Through The Mire

A Cost Worth More Than Rubies | February 16, 2012

I have been learning so much!

Seriously, my head feels like it’s going to explode most of the time. It is a glorious feeling that I seldom know what to do with practically.

God has been re-affirming his big vision of this life he’s given me quite a bit lately. He’s brought me books, articles, sermons even class lectures and content that reflect the state of his church in America. I am broken anew every day at the news that those who claim to be Christian do not live their lives reflecting that reality. And a still greater majority do not read their Bibles.

Please don’t misunderstand me. I do not have it all together, nor will I until I see Jesus face to face but if you claim to be a Christian but have never even OPENED your Bible you may need to reconsider what being a Christian actually means.

Church isn’t a building but a body of believers who gather to do God’s work. We are to show love and compassion not only to ourselves (we are bad at this, trust me) but to those in community around us (and we also suck in this area). Our neighbors, coworkers and baristas. Being a Christian means we live this out EVEN IF IT MEANS OTHERS WILL HATE US. Also, if we don’t read our Bible, how will we know what it is God wants us to do?

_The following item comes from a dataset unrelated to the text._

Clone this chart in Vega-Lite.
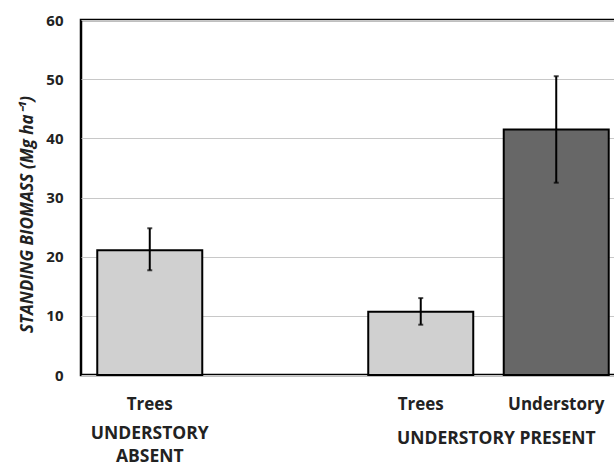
{
  "$schema": "https://vega.github.io/schema/vega-lite/v6.json",
  "autosize": "none",
  "padding": {"left": 81, "top": 20, "right": 0, "bottom": 92},
  "width": 544,
  "height": 355,
  "config": {
    "font": "Open Sans",
    "view": {"stroke": "#000000", "strokeWidth": 2.5}
  },
  "data": {
    "values": [
      {"slot": "ABSENT|Trees", "component": "Trees", "biomass": 21.1, "lo": 17.7, "hi": 24.8},
      {"slot": "PRESENT|Trees", "component": "Trees", "biomass": 10.7, "lo": 8.5, "hi": 13.0},
      {"slot": "PRESENT|Understory", "component": "Understory", "biomass": 41.5, "lo": 32.5, "hi": 50.5}
    ]
  },
  "encoding": {
    "x": {
      "field": "slot",
      "type": "nominal",
      "sort": null,
      "scale": {
        "domain": ["ABSENT|Trees", "spacer", "PRESENT|Trees", "PRESENT|Understory"],
        "paddingInner": 0.225,
        "paddingOuter": 0.12
      },
      "axis": {
        "title": null,
        "domain": false,
        "ticks": false,
        "labelAngle": 0,
        "labelExpr": "indexof(datum.value, '|') >= 0 ? split(datum.value, '|')[1] : ''",
        "labelFont": "Open Sans",
        "labelFontSize": 17,
        "labelFontWeight": "bold",
        "labelColor": "#222222",
        "labelPadding": 21
      }
    }
  },
  "layer": [
    {
      "mark": {"type": "bar", "stroke": "#000000", "strokeWidth": 2},
      "encoding": {
        "y": {
          "field": "biomass",
          "type": "quantitative",
          "scale": {"domain": [0, 60], "nice": false},
          "axis": {
            "values": [0, 10, 20, 30, 40, 50, 60],
            "title": "STANDING BIOMASS (Mg ha⁻¹)",
            "titleFont": "Open Sans",
            "titleFontSize": 17,
            "titleFontStyle": "italic",
            "titleFontWeight": "bold",
            "titleColor": "#222222",
            "titlePadding": 9,
            "titleY": 194,
            "labelFont": "Open Sans",
            "labelFontSize": 15,
            "labelFontWeight": "bold",
            "labelColor": "#222222",
            "labelPadding": 18,
            "ticks": false,
            "domain": false,
            "gridColor": "#c8c8c8",
            "gridWidth": 1.2
          }
        },
        "color": {
          "field": "component",
          "type": "nominal",
          "scale": {"domain": ["Trees", "Understory"], "range": ["#d0d0d0", "#676767"]},
          "legend": null
        }
      }
    },
    {
      "mark": {"type": "rule", "color": "#000000", "strokeWidth": 2},
      "encoding": {
        "y": {"field": "lo", "type": "quantitative"},
        "y2": {"field": "hi"}
      }
    },
    {
      "mark": {"type": "tick", "color": "#000000", "size": 5, "thickness": 2},
      "encoding": {"y": {"field": "lo", "type": "quantitative"}}
    },
    {
      "mark": {"type": "tick", "color": "#000000", "size": 5, "thickness": 2},
      "encoding": {"y": {"field": "hi", "type": "quantitative"}}
    },
    {
      "data": {"values": [{"slot": "ABSENT|Trees", "label": "UNDERSTORY\nABSENT"}]},
      "mark": {
        "type": "text",
        "y": "height",
        "dy": 50,
        "baseline": "top",
        "align": "center",
        "lineBreak": "\n",
        "lineHeight": 23,
        "font": "Open Sans",
        "fontSize": 17.5,
        "fontWeight": "bold",
        "color": "#222222"
      },
      "encoding": {
        "x": {"field": "slot", "type": "nominal", "bandPosition": 0.5},
        "text": {"field": "label"}
      }
    },
    {
      "data": {"values": [{"slot": "PRESENT|Trees", "label": "UNDERSTORY PRESENT"}]},
      "mark": {
        "type": "text",
        "y": "height",
        "dy": 55,
        "baseline": "top",
        "align": "center",
        "font": "Open Sans",
        "fontSize": 17.5,
        "fontWeight": "bold",
        "color": "#222222"
      },
      "encoding": {
        "x": {"field": "slot", "type": "nominal", "bandPosition": 1.22},
        "text": {"field": "label"}
      }
    }
  ]
}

I have been hit over the head with this reality in the last week. The passage I read for one of my classes today really struck a chord and even the speaker in chapel reiterated it:

“Now great crowds accompanied him, and he turned and said to them, “If anyone comes to me and does not hate his own father and mother and wife and children and brothers and sisters, yes, and even his own life, he cannot be my disciple. Whoever does not bear his own cross and come after me cannot be my disciple. For which of you, desiring to build a tower, does not first sit down and count the cost, whether he has enough to complete it?  Otherwise, when he has laid a foundation and is not able to finish, all who see it begin to mock him,  saying, ‘This man began to build and was not able to finish.’  Or what king, going out to encounter another king in war, will not sit down first and deliberate whether he is able with ten thousand to meet him who comes against him with twenty thousand?  And if not, while the other is yet a great way off, he sends a delegation and asks for terms of peace. So therefore, any one of you who does not renounce all that he has cannot be my disciple.” -Luke 14:25-33 ESV

I don’t know how many times I’ve read this passage or have had it read to me. I do know that this morning I paused to think about it in the few moments I had in-between classes. What does it mean to really live my life for Christ? What will it cost to be his disciple? I’m still wrestling with the answer to that. This is a strong reality that should not be taken lightly and I confess that I have! Too often I back down because I want people to like me or I don’t want to start an argument. This is a matter of life or death and it would seem I’ve chosen death almost every single time.

So, I implore you Christian: please read your Bible! You don’t have to know all the answers or even need to understand the original Hebrew or Greek! If you have a version of the Bible you don’t understand, buy a new one in a version you can! If you can’t read, find an audio version (there are several free ones online). I challenge myself in this as well. Even though I’m in the word everyday for class I still need to read it in my own time. It is how God speaks to us and how he shows us his love. Granted, it’s not the only way but there was a reason he gave us this gift in the first place.

Also, as a side note, I’ve been praying more and more about how God wants to use me in this life. More and more I do not have a solid answer but I’m learning to be faithful in prayer and to just throw up my hands and say: “Lord, this is yours. Do with it what you will”.